Once four-wheeled vehicles, "small planes" and bass boats are restricted by Chairman Chertoff, of the People's Committee On Homeland Insecurity, I highly encourage his excellency to cast a glance at the growing threat from gangs of middle-aged accountants, dentists and orthopedists freely buying and operating small, two-wheeled weapons delivery devices (TWWDD) along all American highways. Yes, I'm referring to the Harley Threat. We've all seen 'em; some of us ride 'em, but Chairman Chertoff must know what lethal potential a pack of 20, even, 30 Harley softails poses to his nation...er, our nation. So, Chertoff must Ban the Harleys!
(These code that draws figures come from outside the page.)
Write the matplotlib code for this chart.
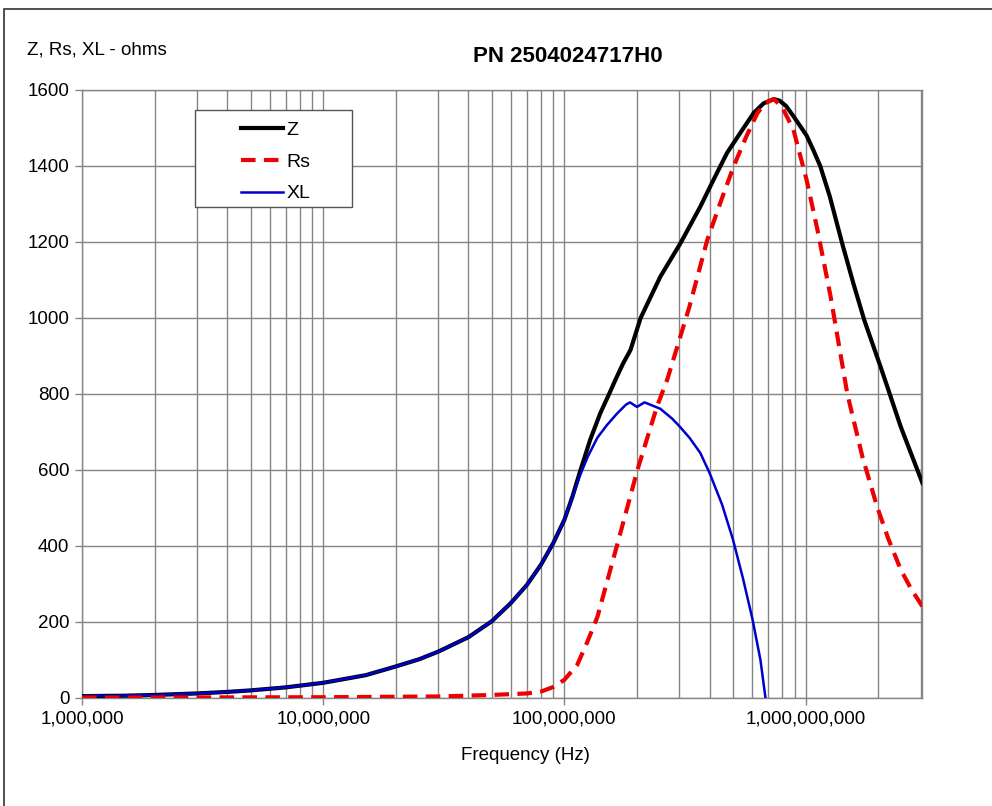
import matplotlib.pyplot as plt
from matplotlib.ticker import FuncFormatter, LogLocator, MultipleLocator
from matplotlib.patches import Rectangle

plt.rcParams['font.family'] = ['Liberation Sans', 'DejaVu Sans']

# impedance Z (ohms) vs frequency (Hz)
z_freq = [1.0e6, 1.5e6, 2.0e6, 3.0e6, 4.0e6, 5.0e6, 7.0e6, 1.0e7, 1.5e7, 2.0e7,
          2.5e7, 3.0e7, 4.0e7, 5.0e7, 6.0e7, 7.0e7, 8.0e7, 9.0e7, 1.0e8, 1.08e8,
          1.16e8, 1.28e8, 1.41e8, 1.52e8, 1.63e8, 1.75e8, 1.88e8, 2.07e8, 2.5e8,
          3.03e8, 3.66e8, 4.2e8, 4.73e8, 5.4e8, 6.1e8, 6.7e8, 7.38e8, 7.8e8,
          8.3e8, 8.93e8, 9.5e8, 1.01e9, 1.08e9, 1.15e9, 1.26e9, 1.42e9, 1.58e9,
          1.75e9, 2.05e9, 2.22e9, 2.48e9, 2.75e9, 3.05e9]
z_val = [5, 6, 8, 12, 16, 20, 28, 40, 60, 83,
         102, 122, 160, 202, 250, 298, 351, 408, 469, 530,
         595, 680, 750, 795, 838, 880, 916, 1000, 1109,
         1197, 1293, 1370, 1435, 1490, 1540, 1565, 1576, 1572,
         1558, 1530, 1505, 1480, 1440, 1400, 1320, 1195, 1090,
         995, 870, 805, 714, 640, 566]

# series resistance Rs
rs_freq = [1.0e6, 1.0e7, 3.0e7, 5.0e7, 7.0e7, 8.0e7, 9.0e7, 1.0e8, 1.13e8, 1.24e8,
           1.37e8, 1.65e8, 2.01e8, 2.42e8, 2.67e8, 3.3e8, 3.91e8, 4.5e8, 5.04e8,
           5.7e8, 6.31e8, 6.8e8, 7.38e8, 8.0e8, 8.91e8, 1.01e9, 1.12e9, 1.27e9,
           1.49e9, 1.72e9, 1.98e9, 2.2e9, 2.48e9, 2.75e9, 3.05e9]
rs_val = [1, 2, 4, 8, 12, 17, 29, 48, 87, 145,
          213, 400, 601, 767, 838, 1030, 1205, 1315, 1400,
          1480, 1539, 1565, 1576, 1555, 1495, 1363, 1232, 1056,
          800, 635, 503, 420, 338, 285, 241]

# reactance XL
xl_freq = [1.0e6, 1.5e6, 2.0e6, 3.0e6, 4.0e6, 5.0e6, 7.0e6, 1.0e7, 1.5e7, 2.0e7,
           2.5e7, 3.0e7, 4.0e7, 5.0e7, 6.0e7, 7.0e7, 8.0e7, 9.0e7, 1.0e8, 1.08e8,
           1.16e8, 1.25e8, 1.37e8, 1.5e8, 1.65e8, 1.8e8, 1.87e8, 2.0e8, 2.15e8,
           2.5e8, 2.8e8, 3.0e8, 3.3e8, 3.66e8, 4.0e8, 4.5e8, 5.0e8, 5.5e8,
           6.03e8, 6.5e8, 6.82e8]
xl_val = [5, 6, 8, 12, 16, 20, 28, 40, 60, 83,
          102, 122, 160, 202, 250, 298, 351, 408, 469, 528,
          585, 635, 685, 718, 748, 772, 778, 766, 778,
          761, 735, 715, 685, 645, 592, 510, 417, 315,
          206, 100, 0]

fig = plt.figure(figsize=(9.92, 8.06), dpi=100)
ax = fig.add_axes([82/992, 108/806, 839.7/992, 608/806])

grid_c = '#858585'
ax.plot(z_freq, z_val, color='black', lw=3.0, label='Z', zorder=3)
ax.plot(xl_freq, xl_val, color='#0000cc', lw=1.8, label='XL', zorder=3)
ax.plot(rs_freq, rs_val, color='#ee0000', lw=3.0, ls=(0, (3.5, 2)),
        dash_capstyle='butt', label='Rs', zorder=3)

ax.set_xscale('log')
ax.set_xlim(1e6, 3.03e9)
ax.set_ylim(0, 1600)
ax.yaxis.set_major_locator(MultipleLocator(200))
ax.xaxis.set_major_locator(LogLocator(base=10))
ax.xaxis.set_minor_locator(LogLocator(base=10, subs=range(2, 10)))
ax.xaxis.set_major_formatter(FuncFormatter(lambda v, p: f'{v:,.0f}'))
ax.grid(True, which='both', axis='x', color=grid_c, lw=1)
ax.grid(True, which='major', axis='y', color=grid_c, lw=1)
ax.set_axisbelow(True)
for s in ax.spines.values():
    s.set_color(grid_c)
    s.set_linewidth(1)
ax.tick_params(axis='both', which='major', length=5, width=1, color=grid_c,
               labelsize=13.5, pad=4)
ax.tick_params(axis='x', which='minor', length=0)

# legend box
ax.add_patch(Rectangle((0.1346, 0.8076), 0.187, 0.1594, transform=ax.transAxes,
                       facecolor='white', edgecolor='#555555', lw=1, zorder=4))
h, l = ax.get_legend_handles_labels()
order = [0, 2, 1]
leg = ax.legend([h[i] for i in order], [l[i] for i in order],
                loc='upper left', bbox_to_anchor=(0.168, 0.977),
                frameon=False, fontsize=14, handlelength=2.2,
                handletextpad=0.15, labelspacing=0.72)
leg.set_zorder(5)

fig.text(568/992, 1 - 57/806, 'PN 2504024717H0', ha='center', va='center',
         fontsize=16, fontweight='bold')
fig.text(27/992, 1 - 50/806, 'Z, Rs, XL - ohms', ha='left', va='center',
         fontsize=13.5)
fig.text(525/992, 1 - 755/806, 'Frequency (Hz)', ha='center', va='center',
         fontsize=13.5)

# outer chart border
fig.patches.append(Rectangle((4/992, -0.1), 1.2, 1.1 - 9/806,
                             transform=fig.transFigure, fill=False,
                             edgecolor='#333333', lw=1.2))

fig.savefig('out.png', dpi=100)
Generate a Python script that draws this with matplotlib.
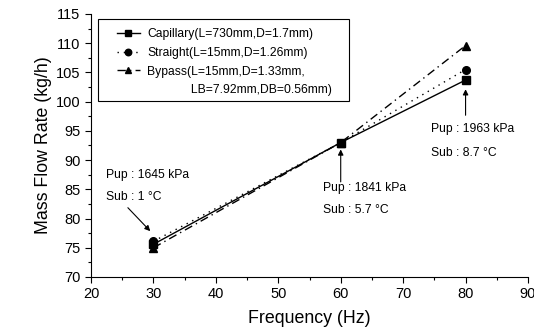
import matplotlib
matplotlib.use("Agg")
import matplotlib.pyplot as plt
from matplotlib.ticker import MultipleLocator
from matplotlib.patches import Rectangle
from matplotlib.lines import Line2D

plt.rcParams['font.family'] = ['Liberation Sans', 'DejaVu Sans']

freq = [30, 60, 80]
capillary = [75.6, 93.0, 103.7]
straight = [76.1, 93.0, 105.5]
bypass = [75.0, 93.0, 109.6]

labels = ["Capillary(L=730mm,D=1.7mm)",
          "Straight(L=15mm,D=1.26mm)",
          "Bypass(L=15mm,D=1.33mm,",
          "             LB=7.92mm,DB=0.56mm)"]

ann_text = [("Pup : 1645 kPa", "Sub : 1 \u00b0C"),
            ("Pup : 1841 kPa", "Sub : 5.7 \u00b0C"),
            ("Pup : 1963 kPa", "Sub : 8.7 \u00b0C")]

W, H = 534, 332
fig = plt.figure(figsize=(W / 100, H / 100), dpi=100)
ax = fig.add_axes([91 / W, 1 - 277 / H, (528 - 91) / W, (277 - 14) / H])

l1, = ax.plot(freq, capillary, color='black', linestyle='-', lw=1.0, marker='s', ms=5.5)
l2, = ax.plot(freq, straight, color='black', linestyle=(0, (1, 3.5)), lw=1.0, marker='o', ms=5.5)
l3, = ax.plot(freq, bypass, color='black', linestyle=(0, (6, 3, 1, 3)), lw=1.0, marker='^', ms=5.5)

ax.set_xlim(20, 90)
ax.set_ylim(70, 115)
ax.xaxis.set_major_locator(MultipleLocator(10))
ax.xaxis.set_minor_locator(MultipleLocator(5))
ax.yaxis.set_major_locator(MultipleLocator(5))
ax.yaxis.set_minor_locator(MultipleLocator(2.5))
ax.tick_params(which='major', direction='out', length=4, width=0.8, labelsize=10.5)
ax.tick_params(which='minor', direction='out', length=2.5, width=0.8)
ax.spines['top'].set_visible(False)
ax.spines['right'].set_visible(False)

ax.set_xlabel("Frequency (Hz)", fontsize=12.8, labelpad=6)
ax.set_ylabel("Mass Flow Rate (kg/h)", fontsize=12.8, labelpad=3)

# legend (frame drawn separately to match the reference's padding)
blank = Line2D([], [], linestyle='none', marker=None)
leg = ax.legend([l1, l2, l3, blank], labels, loc='upper left',
                bbox_to_anchor=(117 / W, 1 - 28 / H),
                bbox_transform=fig.transFigure, fontsize=8.7, frameon=False,
                handlelength=1.9, borderpad=0, borderaxespad=0,
                labelspacing=0.56, handletextpad=0.6, markerscale=0.85)
fig.patches.append(Rectangle((98 / W, 1 - 101 / H), 251 / W, 82 / H,
                             transform=fig.transFigure, fill=False,
                             edgecolor='black', linewidth=0.8))

fs = 8.7
arrow_kw = dict(arrowstyle='-|>', color='black', lw=0.8, mutation_scale=8)

# 30 Hz
ax.annotate("", xy=(29.8, 77.5), xytext=(25.6, 82.2), arrowprops=arrow_kw)
ax.text(22.4, 87.5, ann_text[0][0], fontsize=fs, va='center')
ax.text(22.4, 83.7, ann_text[0][1], fontsize=fs, va='center')

# 60 Hz
ax.annotate("", xy=(60, 92.3), xytext=(60, 85.8), arrowprops=arrow_kw)
ax.text(57.2, 85.2, ann_text[1][0], fontsize=fs, va='center')
ax.text(57.2, 81.5, ann_text[1][1], fontsize=fs, va='center')

# 80 Hz
ax.annotate("", xy=(80, 102.6), xytext=(80, 97.2), arrowprops=arrow_kw)
ax.text(74.5, 95.3, ann_text[2][0], fontsize=fs, va='center')
ax.text(74.5, 91.2, ann_text[2][1], fontsize=fs, va='center')

fig.savefig("out.png", dpi=100)
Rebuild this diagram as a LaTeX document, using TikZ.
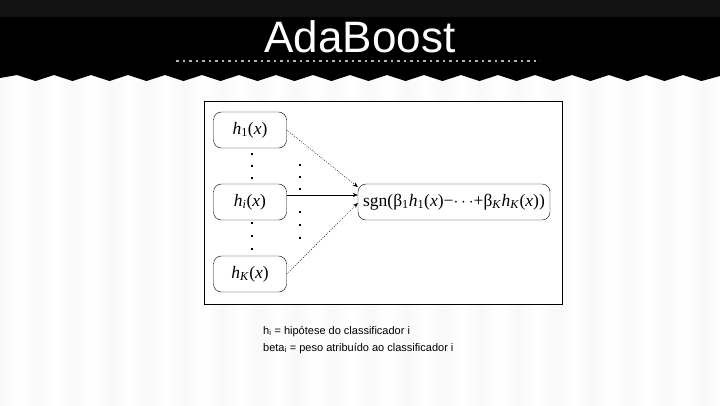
\documentclass[tikz,border=0pt]{standalone}
\usepackage{fontspec}
\setmainfont{Liberation Serif}
\setsansfont{Liberation Sans}
\usetikzlibrary{arrows.meta}
\tikzset{
    hbox/.style={draw,thin,rounded corners=8pt,minimum width=73pt,minimum height=36pt,inner sep=2pt,font=\fontsize{17.5}{19}\selectfont},
    sumbox/.style={hbox,minimum width=192pt},
    vote/.style={-{Stealth[length=5pt,width=4pt]},thin},
    weakvote/.style={vote,dash pattern=on 1pt off 1.3pt},
}
\begin{document}
\begin{tikzpicture}[x=1pt,y=-1pt]
    \useasboundingbox (0,0) rectangle (720,405);
    % striped background
    \fill[gray!3] (0,0) rectangle (720,405);
    \foreach \i in {0,...,19}
        \shade[left color=gray!5, right color=gray!5, middle color=white] ({\i*37},70) rectangle +(37,335);
    % title band with zigzag edge
    \fill[black] (0,0) -- (0,78) \foreach \i in {0,...,18} { -- ({17+37*\i},75) -- ({35.5+37*\i},81) } -- (720,76) -- (720,0) -- cycle;
    \fill[black!93] (0,0) rectangle (720,17);
    \node[white,anchor=base,font=\sffamily\fontsize{44}{48}\selectfont] (title) at (360,52) {AdaBoost};
    \draw[gray!60,line width=2.5pt,dash pattern=on 2.5pt off 4pt] (176,61) -- (540,61);
    % diagram
    \draw[fill=white,thin] (204,101) rectangle (562,304);
    \node[hbox] (h1) at (250,130) {\textit{h}\textsubscript{1}(\textit{x})};
    \node[hbox] (hi) at (250,202) {\textit{h}\textsubscript{\textit{i}}(\textit{x})};
    \node[hbox] (hk) at (250,274) {\textit{h}\textsubscript{\textit{K}}(\textit{x})};
    \node[sumbox] (sum) at (454,202) {sgn(β\textsubscript{1}\textit{h}\textsubscript{1}(\textit{x})−$\cdots$+β\textsubscript{\textit{K}}\textit{h}\textsubscript{\textit{K}}(\textit{x}))};
    \draw[weakvote] (h1.east) -- ([yshift=15pt]sum.west);
    \draw[vote] ([yshift=7pt]hi.east) -- ([yshift=7pt]sum.west);
    \draw[weakvote] (hk.east) -- ([yshift=-1pt]sum.west);
    % vertical dots
    \foreach \y in {153,165,177,222,235,248}
        \fill (250.5,\y) rectangle +(2.3,2.3);
    \foreach \y in {164,176,188,211,224,237}
        \fill (299,\y) rectangle +(2.3,2.3);
    % notes
    \node[anchor=base west,inner sep=0pt,font=\sffamily\fontsize{11}{13}\selectfont] (note1) at (263,334) {h\textsubscript{i} = hipótese do classificador i};
    \node[anchor=base west,inner sep=0pt,font=\sffamily\fontsize{11}{13}\selectfont] (note2) at (263,351) {beta\textsubscript{i} = peso atribuído ao classificador i};
\end{tikzpicture}
\end{document}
And don't think you Vespa riders are off the hook. Chertoff, undoubtedly, knows what terror lurks in your 60-miles-per-gallon souls. Ban the Vespas!

Ban the Hybrids!

Ban bicycles, skateboards, wheelchairs, walkers and inline blades!


Or: Ban Chertoff!


Remember: "First, the TSA came for the airline pilots, I ignored it, because it didn't affect me, a small-airplane owner. When they came for the corporate, charter and turbine pilots, I, again, ignored them, because it didn't affect me. Then--they came for me, and there was no one left to help." *

***

* With compliments to Pastor Martin Niemöller (1892–1984)

Editorial by Hangar Flying Theater's host, Paul Berge, himself a "small plane" owner, flight instructor and voter.